-- Start --

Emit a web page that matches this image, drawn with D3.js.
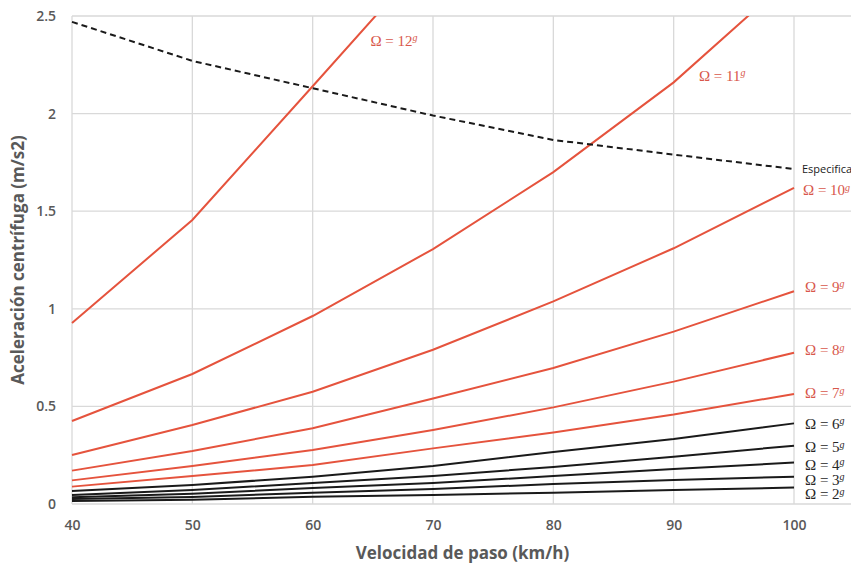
<!DOCTYPE html>
<html>
<head>
<meta charset="utf-8">
<script src="https://cdn.jsdelivr.net/npm/d3@7"></script>
<style>
  html, body { margin: 0; padding: 0; background: #fff; }
  svg { display: block; }
</style>
</head>
<body>
<svg id="chart" width="851" height="568"></svg>
<script>
// Speeds (km/h) at which the acceleration was evaluated
const speeds = [40, 50, 60, 70, 80, 90, 100];

// Centrifugal acceleration (m/s2) for each cant deficiency Ω (in grads)
const omega2  = [0.015, 0.022, 0.037, 0.046, 0.058, 0.072, 0.084];
const omega3  = [0.025, 0.036, 0.058, 0.077, 0.102, 0.123, 0.140];
const omega4  = [0.035, 0.052, 0.082, 0.107, 0.143, 0.179, 0.212];
const omega5  = [0.046, 0.072, 0.107, 0.143, 0.190, 0.242, 0.299];
const omega6  = [0.067, 0.097, 0.140, 0.195, 0.267, 0.333, 0.413];
const omega7  = [0.089, 0.143, 0.200, 0.285, 0.366, 0.458, 0.564];
const omega8  = [0.121, 0.195, 0.277, 0.379, 0.495, 0.627, 0.775];
const omega9  = [0.171, 0.272, 0.388, 0.540, 0.697, 0.883, 1.090];
const omega10 = [0.251, 0.405, 0.575, 0.790, 1.038, 1.310, 1.620];
const omega11 = [0.425, 0.666, 0.963, 1.306, 1.700, 2.160, 2.710];
const omega12 = [0.927, 1.455, 2.140, 2.830];

// Specified limit
const especificacion = [2.47, 2.27, 2.13, 1.99, 1.865, 1.79, 1.716];

// Axis ticks
const xTicks = [40, 50, 60, 70, 80, 90, 100];
const yTicks = [0, 0.5, 1, 1.5, 2, 2.5];
const yTickLabels = ["0", "0.5", "1", "1.5", "2", "2.5"];

const series = [
  { omega: 2,  values: omega2,  kind: "low"  },
  { omega: 3,  values: omega3,  kind: "low"  },
  { omega: 4,  values: omega4,  kind: "low"  },
  { omega: 5,  values: omega5,  kind: "low"  },
  { omega: 6,  values: omega6,  kind: "low"  },
  { omega: 7,  values: omega7,  kind: "high" },
  { omega: 8,  values: omega8,  kind: "high" },
  { omega: 9,  values: omega9,  kind: "high" },
  { omega: 10, values: omega10, kind: "high" },
  { omega: 11, values: omega11, kind: "high" },
  { omega: 12, values: omega12, kind: "high" }
];

const RED = "#e5533d";
const RED_TEXT = "#d8574b";
const GRID = "#d9d9d9";
const TEXT = "#595959";

const svg = d3.select("#chart");
const W = 851;
const plotLeft = 72, plotTop = 16, plotBottom = 504;

const x = d3.scaleLinear().domain([40, 100]).range([plotLeft, 794]);
const y = d3.scaleLinear().domain([0, 2.5]).range([plotBottom, plotTop]);

// Grid
const grid = svg.append("g");
grid.selectAll("line.h").data(yTicks).join("line")
  .attr("class", "h")
  .attr("x1", plotLeft).attr("x2", W)
  .attr("y1", d => y(d)).attr("y2", d => y(d))
  .attr("stroke", GRID).attr("stroke-width", 1.3);
grid.selectAll("line.v").data(xTicks).join("line")
  .attr("class", "v")
  .attr("x1", d => x(d)).attr("x2", d => x(d))
  .attr("y1", plotTop).attr("y2", plotBottom)
  .attr("stroke", GRID).attr("stroke-width", 1.3);

// Axes (labels only, lines come from the grid)
const xAxis = svg.append("g")
  .attr("transform", `translate(0,${plotBottom})`)
  .call(d3.axisBottom(x).tickValues(xTicks).tickSize(0).tickPadding(16).tickFormat(d3.format("d")));
const yAxis = svg.append("g")
  .attr("transform", `translate(${plotLeft},0)`)
  .call(d3.axisLeft(y).tickValues(yTicks).tickSize(0).tickPadding(16)
    .tickFormat((d, i) => yTickLabels[i]));
[xAxis, yAxis].forEach(a => {
  a.select(".domain").remove();
  a.selectAll("text")
    .attr("fill", TEXT)
    .style("font-family", "'Open Sans', 'DejaVu Sans', sans-serif")
    .style("font-size", "14px")
    .style("font-weight", "600");
});

// Clip region for the curves
svg.append("clipPath").attr("id", "plot-clip")
  .append("rect").attr("x", plotLeft - 2).attr("y", plotTop)
  .attr("width", W - plotLeft + 2).attr("height", plotBottom - plotTop + 2);

const line = d3.line().x((d, i) => x(speeds[i])).y(d => y(d));
const curves = svg.append("g").attr("clip-path", "url(#plot-clip)");

curves.selectAll("path.omega").data(series).join("path")
  .attr("class", "omega")
  .attr("d", d => line(d.values))
  .attr("fill", "none")
  .attr("stroke", d => d.kind === "high" ? RED : "#1a1a1a")
  .attr("stroke-width", 2);

curves.append("path")
  .attr("d", line(especificacion))
  .attr("fill", "none")
  .attr("stroke", "#1a1a1a")
  .attr("stroke-width", 2)
  .attr("stroke-dasharray", "6,4");

// Curve labels, placed next to each curve's end
const labelPos = {
  2:  { vx: 100, vy: omega2[6],  dx: 11, dy: 7 },
  3:  { vx: 100, vy: omega3[6],  dx: 11, dy: 3.5 },
  4:  { vx: 100, vy: omega4[6],  dx: 11, dy: 2.5 },
  5:  { vx: 100, vy: omega5[6],  dx: 11, dy: 2 },
  6:  { vx: 100, vy: omega6[6],  dx: 11, dy: 1 },
  7:  { vx: 100, vy: omega7[6],  dx: 11, dy: 0 },
  8:  { vx: 100, vy: omega8[6],  dx: 11, dy: -2 },
  9:  { vx: 100, vy: omega9[6],  dx: 11, dy: -4 },
  10: { vx: 100, vy: omega10[6], dx: 9, dy: 3 },
  11: { vx: 92.1, vy: 2.17, dx: 0, dy: -4 },
  12: { vx: 64.8, vy: 2.36, dx: 0, dy: -2 }
};

const labels = svg.append("g")
  .style("font-family", "'Liberation Serif', 'DejaVu Serif', serif")
  .style("font-size", "15px");
series.forEach(s => {
  const p = labelPos[s.omega];
  const t = labels.append("text")
    .attr("x", x(p.vx) + p.dx)
    .attr("y", y(p.vy) + p.dy + 4.5)
    .attr("fill", s.kind === "high" ? RED_TEXT : "#262626");
  t.append("tspan").text(`Ω = ${s.omega}`);
  t.append("tspan")
    .attr("font-style", "italic")
    .attr("font-size", "10px")
    .attr("dy", -4.5)
    .text("g");
});

svg.append("text")
  .attr("x", x(100) + 8)
  .attr("y", y(especificacion[6]) + 4)
  .attr("fill", "#1a1a1a")
  .style("font-family", "'Open Sans', 'DejaVu Sans', sans-serif")
  .style("font-size", "11px")
  .text("Especificación");

// Axis titles
svg.append("text")
  .attr("x", (plotLeft + W) / 2 + 1)
  .attr("y", 559)
  .attr("text-anchor", "middle")
  .attr("fill", TEXT)
  .style("font-family", "'Open Sans', 'DejaVu Sans', sans-serif")
  .style("font-size", "17px")
  .style("font-weight", "700")
  .text("Velocidad de paso (km/h)");

svg.append("text")
  .attr("transform", `translate(24,${(plotTop + plotBottom) / 2}) rotate(-90)`)
  .attr("text-anchor", "middle")
  .attr("fill", TEXT)
  .style("font-family", "'Open Sans', 'DejaVu Sans', sans-serif")
  .style("font-size", "17px")
  .style("font-weight", "700")
  .text("Aceleración centrífuga (m/s2)");
</script>
</body>
</html>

-- End --

### DIRECTION:
Reproduce every line precisely as given, omitting all pictures.

### THE REPLY:
Emit a web page that matches this image, drawn with D3.js.
<!DOCTYPE html>
<html>
<head>
<meta charset="utf-8">
<script src="https://cdn.jsdelivr.net/npm/d3@7"></script>
<style>
  html, body { margin: 0; padding: 0; background: #fff; }
  svg { display: block; }
</style>
</head>
<body>
<svg id="chart" width="851" height="568"></svg>
<script>
// Speeds (km/h) at which the acceleration was evaluated
const speeds = [40, 50, 60, 70, 80, 90, 100];

// Centrifugal acceleration (m/s2) for each cant deficiency Ω (in grads)
const omega2  = [0.015, 0.022, 0.037, 0.046, 0.058, 0.072, 0.084];
const omega3  = [0.025, 0.036, 0.058, 0.077, 0.102, 0.123, 0.140];
const omega4  = [0.035, 0.052, 0.082, 0.107, 0.143, 0.179, 0.212];
const omega5  = [0.046, 0.072, 0.107, 0.143, 0.190, 0.242, 0.299];
const omega6  = [0.067, 0.097, 0.140, 0.195, 0.267, 0.333, 0.413];
const omega7  = [0.089, 0.143, 0.200, 0.285, 0.366, 0.458, 0.564];
const omega8  = [0.121, 0.195, 0.277, 0.379, 0.495, 0.627, 0.775];
const omega9  = [0.171, 0.272, 0.388, 0.540, 0.697, 0.883, 1.090];
const omega10 = [0.251, 0.405, 0.575, 0.790, 1.038, 1.310, 1.620];
const omega11 = [0.425, 0.666, 0.963, 1.306, 1.700, 2.160, 2.710];
const omega12 = [0.927, 1.455, 2.140, 2.830];

// Specified limit
const especificacion = [2.47, 2.27, 2.13, 1.99, 1.865, 1.79, 1.716];

// Axis ticks
const xTicks = [40, 50, 60, 70, 80, 90, 100];
const yTicks = [0, 0.5, 1, 1.5, 2, 2.5];
const yTickLabels = ["0", "0.5", "1", "1.5", "2", "2.5"];

const series = [
  { omega: 2,  values: omega2,  kind: "low"  },
  { omega: 3,  values: omega3,  kind: "low"  },
  { omega: 4,  values: omega4,  kind: "low"  },
  { omega: 5,  values: omega5,  kind: "low"  },
  { omega: 6,  values: omega6,  kind: "low"  },
  { omega: 7,  values: omega7,  kind: "high" },
  { omega: 8,  values: omega8,  kind: "high" },
  { omega: 9,  values: omega9,  kind: "high" },
  { omega: 10, values: omega10, kind: "high" },
  { omega: 11, values: omega11, kind: "high" },
  { omega: 12, values: omega12, kind: "high" }
];

const RED = "#e5533d";
const RED_TEXT = "#d8574b";
const GRID = "#d9d9d9";
const TEXT = "#595959";

const svg = d3.select("#chart");
const W = 851;
const plotLeft = 72, plotTop = 16, plotBottom = 504;

const x = d3.scaleLinear().domain([40, 100]).range([plotLeft, 794]);
const y = d3.scaleLinear().domain([0, 2.5]).range([plotBottom, plotTop]);

// Grid
const grid = svg.append("g");
grid.selectAll("line.h").data(yTicks).join("line")
  .attr("class", "h")
  .attr("x1", plotLeft).attr("x2", W)
  .attr("y1", d => y(d)).attr("y2", d => y(d))
  .attr("stroke", GRID).attr("stroke-width", 1.3);
grid.selectAll("line.v").data(xTicks).join("line")
  .attr("class", "v")
  .attr("x1", d => x(d)).attr("x2", d => x(d))
  .attr("y1", plotTop).attr("y2", plotBottom)
  .attr("stroke", GRID).attr("stroke-width", 1.3);

// Axes (labels only, lines come from the grid)
const xAxis = svg.append("g")
  .attr("transform", `translate(0,${plotBottom})`)
  .call(d3.axisBottom(x).tickValues(xTicks).tickSize(0).tickPadding(16).tickFormat(d3.format("d")));
const yAxis = svg.append("g")
  .attr("transform", `translate(${plotLeft},0)`)
  .call(d3.axisLeft(y).tickValues(yTicks).tickSize(0).tickPadding(16)
    .tickFormat((d, i) => yTickLabels[i]));
[xAxis, yAxis].forEach(a => {
  a.select(".domain").remove();
  a.selectAll("text")
    .attr("fill", TEXT)
    .style("font-family", "'Open Sans', 'DejaVu Sans', sans-serif")
    .style("font-size", "14px")
    .style("font-weight", "600");
});

// Clip region for the curves
svg.append("clipPath").attr("id", "plot-clip")
  .append("rect").attr("x", plotLeft - 2).attr("y", plotTop)
  .attr("width", W - plotLeft + 2).attr("height", plotBottom - plotTop + 2);

const line = d3.line().x((d, i) => x(speeds[i])).y(d => y(d));
const curves = svg.append("g").attr("clip-path", "url(#plot-clip)");

curves.selectAll("path.omega").data(series).join("path")
  .attr("class", "omega")
  .attr("d", d => line(d.values))
  .attr("fill", "none")
  .attr("stroke", d => d.kind === "high" ? RED : "#1a1a1a")
  .attr("stroke-width", 2);

curves.append("path")
  .attr("d", line(especificacion))
  .attr("fill", "none")
  .attr("stroke", "#1a1a1a")
  .attr("stroke-width", 2)
  .attr("stroke-dasharray", "6,4");

// Curve labels, placed next to each curve's end
const labelPos = {
  2:  { vx: 100, vy: omega2[6],  dx: 11, dy: 7 },
  3:  { vx: 100, vy: omega3[6],  dx: 11, dy: 3.5 },
  4:  { vx: 100, vy: omega4[6],  dx: 11, dy: 2.5 },
  5:  { vx: 100, vy: omega5[6],  dx: 11, dy: 2 },
  6:  { vx: 100, vy: omega6[6],  dx: 11, dy: 1 },
  7:  { vx: 100, vy: omega7[6],  dx: 11, dy: 0 },
  8:  { vx: 100, vy: omega8[6],  dx: 11, dy: -2 },
  9:  { vx: 100, vy: omega9[6],  dx: 11, dy: -4 },
  10: { vx: 100, vy: omega10[6], dx: 9, dy: 3 },
  11: { vx: 92.1, vy: 2.17, dx: 0, dy: -4 },
  12: { vx: 64.8, vy: 2.36, dx: 0, dy: -2 }
};

const labels = svg.append("g")
  .style("font-family", "'Liberation Serif', 'DejaVu Serif', serif")
  .style("font-size", "15px");
series.forEach(s => {
  const p = labelPos[s.omega];
  const t = labels.append("text")
    .attr("x", x(p.vx) + p.dx)
    .attr("y", y(p.vy) + p.dy + 4.5)
    .attr("fill", s.kind === "high" ? RED_TEXT : "#262626");
  t.append("tspan").text(`Ω = ${s.omega}`);
  t.append("tspan")
    .attr("font-style", "italic")
    .attr("font-size", "10px")
    .attr("dy", -4.5)
    .text("g");
});

svg.append("text")
  .attr("x", x(100) + 8)
  .attr("y", y(especificacion[6]) + 4)
  .attr("fill", "#1a1a1a")
  .style("font-family", "'Open Sans', 'DejaVu Sans', sans-serif")
  .style("font-size", "11px")
  .text("Especificación");

// Axis titles
svg.append("text")
  .attr("x", (plotLeft + W) / 2 + 1)
  .attr("y", 559)
  .attr("text-anchor", "middle")
  .attr("fill", TEXT)
  .style("font-family", "'Open Sans', 'DejaVu Sans', sans-serif")
  .style("font-size", "17px")
  .style("font-weight", "700")
  .text("Velocidad de paso (km/h)");

svg.append("text")
  .attr("transform", `translate(24,${(plotTop + plotBottom) / 2}) rotate(-90)`)
  .attr("text-anchor", "middle")
  .attr("fill", TEXT)
  .style("font-family", "'Open Sans', 'DejaVu Sans', sans-serif")
  .style("font-size", "17px")
  .style("font-weight", "700")
  .text("Aceleración centrífuga (m/s2)");
</script>
</body>
</html>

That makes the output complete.